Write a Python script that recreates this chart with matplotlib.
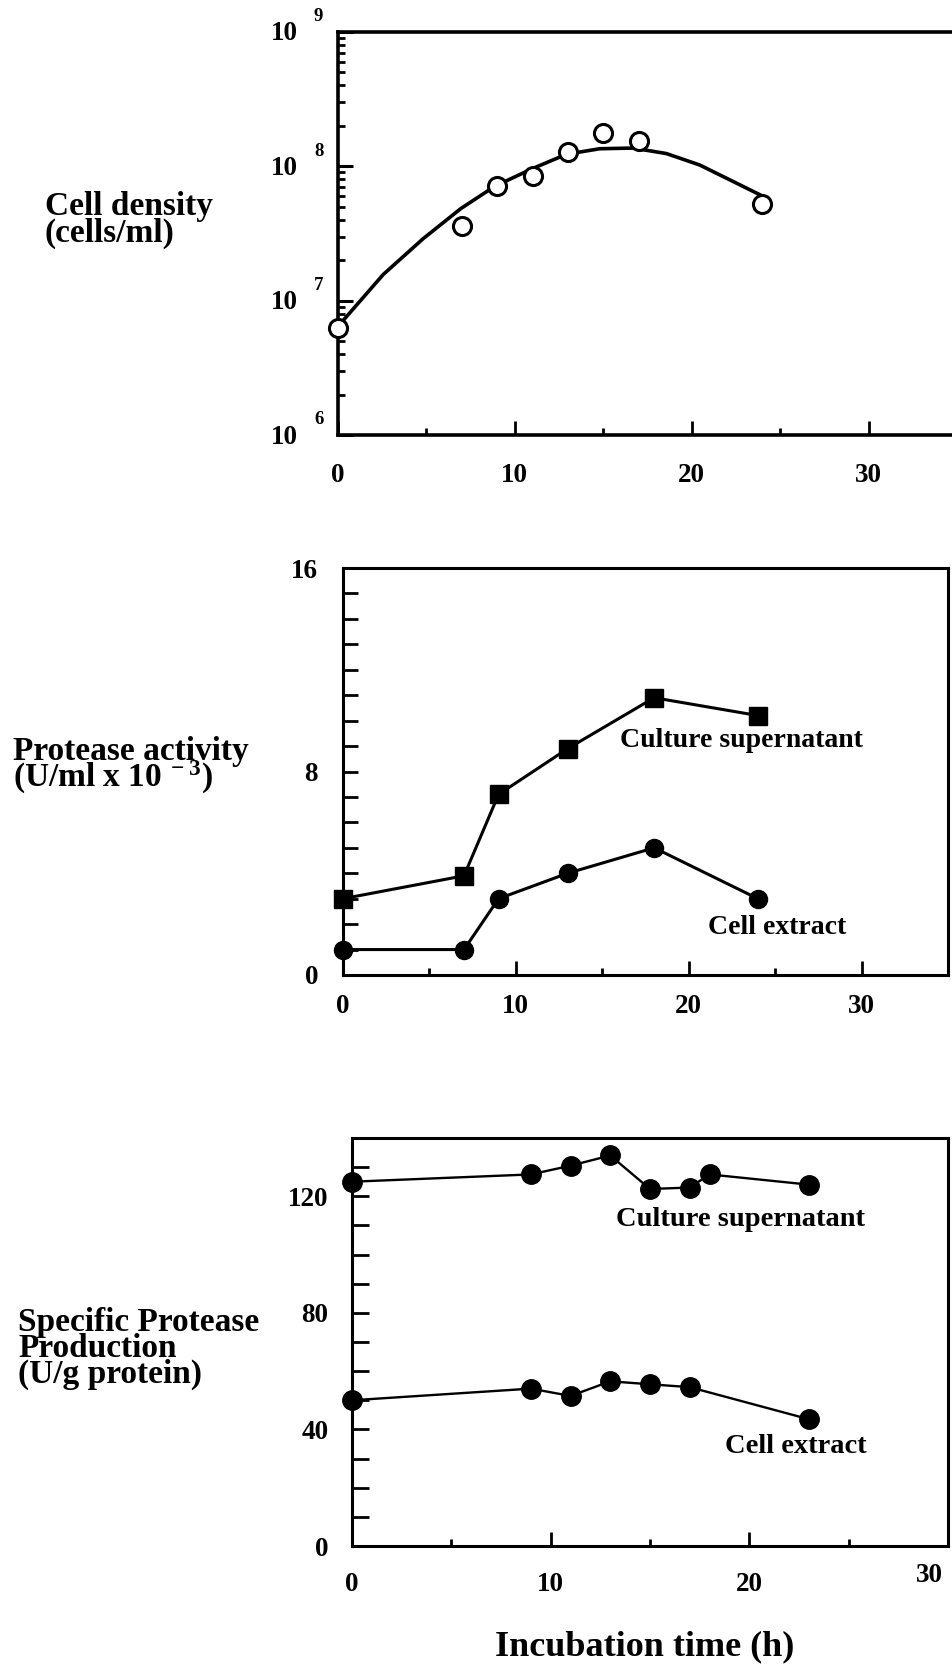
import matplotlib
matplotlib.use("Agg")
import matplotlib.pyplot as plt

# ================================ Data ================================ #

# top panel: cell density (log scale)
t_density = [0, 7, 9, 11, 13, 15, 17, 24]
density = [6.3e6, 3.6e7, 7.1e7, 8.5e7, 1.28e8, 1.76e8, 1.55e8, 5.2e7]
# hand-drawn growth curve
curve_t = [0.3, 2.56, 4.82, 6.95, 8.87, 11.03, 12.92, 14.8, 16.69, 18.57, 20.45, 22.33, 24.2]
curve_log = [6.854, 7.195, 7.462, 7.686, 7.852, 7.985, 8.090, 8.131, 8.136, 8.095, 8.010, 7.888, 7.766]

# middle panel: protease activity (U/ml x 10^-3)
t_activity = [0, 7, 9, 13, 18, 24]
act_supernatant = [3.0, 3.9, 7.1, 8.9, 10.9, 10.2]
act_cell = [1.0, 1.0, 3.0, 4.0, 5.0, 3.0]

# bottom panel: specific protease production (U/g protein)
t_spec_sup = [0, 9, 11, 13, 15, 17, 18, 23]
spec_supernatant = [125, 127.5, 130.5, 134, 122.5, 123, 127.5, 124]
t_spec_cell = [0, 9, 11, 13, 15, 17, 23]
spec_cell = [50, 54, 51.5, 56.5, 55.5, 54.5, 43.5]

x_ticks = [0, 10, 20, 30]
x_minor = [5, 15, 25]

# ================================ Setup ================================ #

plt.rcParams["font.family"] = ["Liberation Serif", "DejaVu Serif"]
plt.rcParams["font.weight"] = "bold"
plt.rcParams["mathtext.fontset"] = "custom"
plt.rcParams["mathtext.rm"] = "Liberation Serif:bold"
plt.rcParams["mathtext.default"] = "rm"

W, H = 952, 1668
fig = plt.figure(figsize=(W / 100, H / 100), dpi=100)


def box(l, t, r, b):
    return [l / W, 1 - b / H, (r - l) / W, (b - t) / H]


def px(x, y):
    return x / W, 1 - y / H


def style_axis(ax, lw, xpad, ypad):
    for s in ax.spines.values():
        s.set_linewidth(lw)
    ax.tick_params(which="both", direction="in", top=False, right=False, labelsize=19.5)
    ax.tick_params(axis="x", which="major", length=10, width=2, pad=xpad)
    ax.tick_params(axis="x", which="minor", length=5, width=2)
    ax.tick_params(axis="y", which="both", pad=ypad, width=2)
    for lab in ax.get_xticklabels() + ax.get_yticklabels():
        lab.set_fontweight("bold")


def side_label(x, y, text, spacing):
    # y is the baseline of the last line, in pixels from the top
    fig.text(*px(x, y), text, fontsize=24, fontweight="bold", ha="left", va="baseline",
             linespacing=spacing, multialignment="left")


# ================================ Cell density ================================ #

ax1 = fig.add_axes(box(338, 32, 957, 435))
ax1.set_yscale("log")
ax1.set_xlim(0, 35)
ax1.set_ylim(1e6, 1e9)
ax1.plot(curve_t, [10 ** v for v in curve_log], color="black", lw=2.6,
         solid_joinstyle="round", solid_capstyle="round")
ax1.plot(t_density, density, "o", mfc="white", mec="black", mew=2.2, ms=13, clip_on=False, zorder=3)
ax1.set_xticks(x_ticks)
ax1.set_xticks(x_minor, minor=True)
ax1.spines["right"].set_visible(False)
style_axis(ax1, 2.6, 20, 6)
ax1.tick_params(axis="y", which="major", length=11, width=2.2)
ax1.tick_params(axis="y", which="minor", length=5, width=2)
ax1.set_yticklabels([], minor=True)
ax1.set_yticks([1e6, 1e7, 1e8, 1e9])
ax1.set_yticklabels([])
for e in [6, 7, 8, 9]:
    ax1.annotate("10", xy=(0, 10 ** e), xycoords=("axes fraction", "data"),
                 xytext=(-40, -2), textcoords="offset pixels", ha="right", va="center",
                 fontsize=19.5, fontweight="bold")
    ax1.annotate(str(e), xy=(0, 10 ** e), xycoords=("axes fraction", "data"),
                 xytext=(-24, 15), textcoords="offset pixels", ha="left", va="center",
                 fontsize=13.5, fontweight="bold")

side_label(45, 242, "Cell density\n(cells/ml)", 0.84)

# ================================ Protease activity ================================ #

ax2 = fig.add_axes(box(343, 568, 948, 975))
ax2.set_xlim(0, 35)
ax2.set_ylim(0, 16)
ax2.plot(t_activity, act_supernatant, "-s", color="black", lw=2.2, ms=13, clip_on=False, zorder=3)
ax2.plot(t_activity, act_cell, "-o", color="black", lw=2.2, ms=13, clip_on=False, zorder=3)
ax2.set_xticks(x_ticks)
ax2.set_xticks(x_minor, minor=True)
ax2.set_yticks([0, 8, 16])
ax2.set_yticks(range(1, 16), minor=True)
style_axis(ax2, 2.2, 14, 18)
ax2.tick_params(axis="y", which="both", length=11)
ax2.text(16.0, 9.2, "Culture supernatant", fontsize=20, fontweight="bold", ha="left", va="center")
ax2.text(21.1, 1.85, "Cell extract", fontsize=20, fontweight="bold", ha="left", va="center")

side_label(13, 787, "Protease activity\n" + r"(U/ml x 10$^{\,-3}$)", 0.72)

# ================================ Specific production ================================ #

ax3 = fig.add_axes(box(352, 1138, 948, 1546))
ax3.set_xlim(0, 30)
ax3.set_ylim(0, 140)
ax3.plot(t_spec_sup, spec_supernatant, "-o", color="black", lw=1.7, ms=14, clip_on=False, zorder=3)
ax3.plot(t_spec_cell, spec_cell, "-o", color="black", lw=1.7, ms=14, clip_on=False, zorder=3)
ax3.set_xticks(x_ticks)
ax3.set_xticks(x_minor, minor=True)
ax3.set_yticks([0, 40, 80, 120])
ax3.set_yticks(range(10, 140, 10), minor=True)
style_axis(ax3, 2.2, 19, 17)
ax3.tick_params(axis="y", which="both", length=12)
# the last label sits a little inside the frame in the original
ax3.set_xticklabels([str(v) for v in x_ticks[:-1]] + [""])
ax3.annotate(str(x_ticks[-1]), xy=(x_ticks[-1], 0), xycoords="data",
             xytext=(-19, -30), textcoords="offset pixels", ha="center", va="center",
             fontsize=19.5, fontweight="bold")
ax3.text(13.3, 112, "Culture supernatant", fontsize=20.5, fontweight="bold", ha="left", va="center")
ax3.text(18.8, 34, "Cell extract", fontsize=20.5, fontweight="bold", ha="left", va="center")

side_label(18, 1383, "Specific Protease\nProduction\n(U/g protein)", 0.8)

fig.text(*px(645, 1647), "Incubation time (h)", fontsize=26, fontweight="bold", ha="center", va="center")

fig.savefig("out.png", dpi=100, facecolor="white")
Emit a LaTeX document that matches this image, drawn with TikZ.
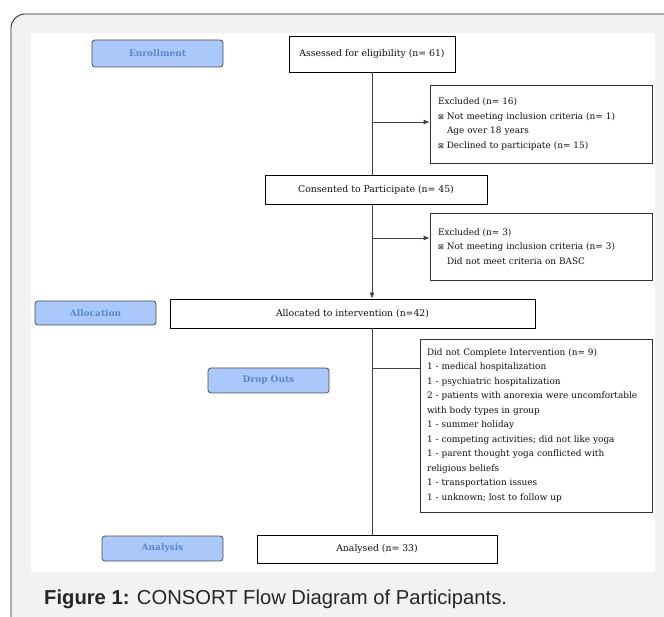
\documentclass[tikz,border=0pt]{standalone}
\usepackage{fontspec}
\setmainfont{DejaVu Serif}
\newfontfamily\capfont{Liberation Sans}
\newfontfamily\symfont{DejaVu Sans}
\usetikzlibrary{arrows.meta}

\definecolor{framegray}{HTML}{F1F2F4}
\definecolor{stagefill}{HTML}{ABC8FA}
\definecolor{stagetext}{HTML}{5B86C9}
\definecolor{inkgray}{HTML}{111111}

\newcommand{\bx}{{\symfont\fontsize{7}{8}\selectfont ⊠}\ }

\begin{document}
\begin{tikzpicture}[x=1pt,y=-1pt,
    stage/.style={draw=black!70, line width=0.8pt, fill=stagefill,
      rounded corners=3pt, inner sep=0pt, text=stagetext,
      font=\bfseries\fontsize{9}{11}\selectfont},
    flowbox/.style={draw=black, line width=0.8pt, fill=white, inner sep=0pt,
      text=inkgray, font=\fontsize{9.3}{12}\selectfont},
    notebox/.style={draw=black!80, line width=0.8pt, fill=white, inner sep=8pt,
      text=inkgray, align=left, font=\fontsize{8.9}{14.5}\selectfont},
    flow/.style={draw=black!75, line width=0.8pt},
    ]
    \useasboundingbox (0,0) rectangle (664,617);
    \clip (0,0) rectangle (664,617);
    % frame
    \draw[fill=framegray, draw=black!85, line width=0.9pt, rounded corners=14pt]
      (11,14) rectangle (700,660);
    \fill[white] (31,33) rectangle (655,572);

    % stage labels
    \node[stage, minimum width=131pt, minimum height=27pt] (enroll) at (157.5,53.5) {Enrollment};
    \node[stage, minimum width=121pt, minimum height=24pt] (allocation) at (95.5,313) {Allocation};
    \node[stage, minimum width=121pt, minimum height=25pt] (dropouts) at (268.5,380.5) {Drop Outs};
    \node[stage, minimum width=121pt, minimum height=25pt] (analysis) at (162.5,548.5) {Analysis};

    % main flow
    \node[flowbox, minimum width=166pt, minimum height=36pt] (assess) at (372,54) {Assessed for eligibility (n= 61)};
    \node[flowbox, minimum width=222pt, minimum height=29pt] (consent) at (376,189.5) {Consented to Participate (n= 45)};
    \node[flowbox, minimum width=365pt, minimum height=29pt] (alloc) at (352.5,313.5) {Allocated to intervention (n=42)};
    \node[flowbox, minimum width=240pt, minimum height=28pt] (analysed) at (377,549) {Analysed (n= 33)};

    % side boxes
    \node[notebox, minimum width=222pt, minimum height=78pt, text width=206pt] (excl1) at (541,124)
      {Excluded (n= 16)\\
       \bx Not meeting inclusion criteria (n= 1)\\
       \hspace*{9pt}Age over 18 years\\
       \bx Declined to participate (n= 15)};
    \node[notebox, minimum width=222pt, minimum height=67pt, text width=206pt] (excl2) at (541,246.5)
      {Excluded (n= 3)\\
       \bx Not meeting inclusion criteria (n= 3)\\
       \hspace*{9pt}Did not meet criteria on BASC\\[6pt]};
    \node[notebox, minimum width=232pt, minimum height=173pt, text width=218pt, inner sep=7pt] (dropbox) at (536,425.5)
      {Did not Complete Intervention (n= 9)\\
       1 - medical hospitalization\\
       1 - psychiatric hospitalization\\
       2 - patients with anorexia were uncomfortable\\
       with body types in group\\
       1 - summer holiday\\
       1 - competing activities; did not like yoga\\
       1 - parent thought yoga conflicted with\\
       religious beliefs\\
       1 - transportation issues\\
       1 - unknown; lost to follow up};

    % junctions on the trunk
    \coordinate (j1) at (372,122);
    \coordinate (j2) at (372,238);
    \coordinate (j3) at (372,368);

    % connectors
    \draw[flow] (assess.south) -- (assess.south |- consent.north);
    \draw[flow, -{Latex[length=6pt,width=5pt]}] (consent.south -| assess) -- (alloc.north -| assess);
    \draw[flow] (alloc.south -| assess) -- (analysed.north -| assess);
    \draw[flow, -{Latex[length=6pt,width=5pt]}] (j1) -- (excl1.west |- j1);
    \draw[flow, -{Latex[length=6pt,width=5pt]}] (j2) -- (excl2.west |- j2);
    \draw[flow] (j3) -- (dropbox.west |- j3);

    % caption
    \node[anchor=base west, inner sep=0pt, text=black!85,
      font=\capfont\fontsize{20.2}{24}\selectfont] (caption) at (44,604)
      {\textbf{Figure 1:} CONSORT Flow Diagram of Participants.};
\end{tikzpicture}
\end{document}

◆ **YOUR OBJECTIVE**:
Go back to the lines above and output, exactly as they stand, the ones from the line containing "Emit a LaTeX" to the line containing "(31,33) rectangle (655,572);". Leave all pictures behind.

◆ **COMPLETE OUTPUT**:
Emit a LaTeX document that matches this image, drawn with TikZ.
\documentclass[tikz,border=0pt]{standalone}
\usepackage{fontspec}
\setmainfont{DejaVu Serif}
\newfontfamily\capfont{Liberation Sans}
\newfontfamily\symfont{DejaVu Sans}
\usetikzlibrary{arrows.meta}

\definecolor{framegray}{HTML}{F1F2F4}
\definecolor{stagefill}{HTML}{ABC8FA}
\definecolor{stagetext}{HTML}{5B86C9}
\definecolor{inkgray}{HTML}{111111}

\newcommand{\bx}{{\symfont\fontsize{7}{8}\selectfont ⊠}\ }

\begin{document}
\begin{tikzpicture}[x=1pt,y=-1pt,
    stage/.style={draw=black!70, line width=0.8pt, fill=stagefill,
      rounded corners=3pt, inner sep=0pt, text=stagetext,
      font=\bfseries\fontsize{9}{11}\selectfont},
    flowbox/.style={draw=black, line width=0.8pt, fill=white, inner sep=0pt,
      text=inkgray, font=\fontsize{9.3}{12}\selectfont},
    notebox/.style={draw=black!80, line width=0.8pt, fill=white, inner sep=8pt,
      text=inkgray, align=left, font=\fontsize{8.9}{14.5}\selectfont},
    flow/.style={draw=black!75, line width=0.8pt},
    ]
    \useasboundingbox (0,0) rectangle (664,617);
    \clip (0,0) rectangle (664,617);
    % frame
    \draw[fill=framegray, draw=black!85, line width=0.9pt, rounded corners=14pt]
      (11,14) rectangle (700,660);
    \fill[white] (31,33) rectangle (655,572);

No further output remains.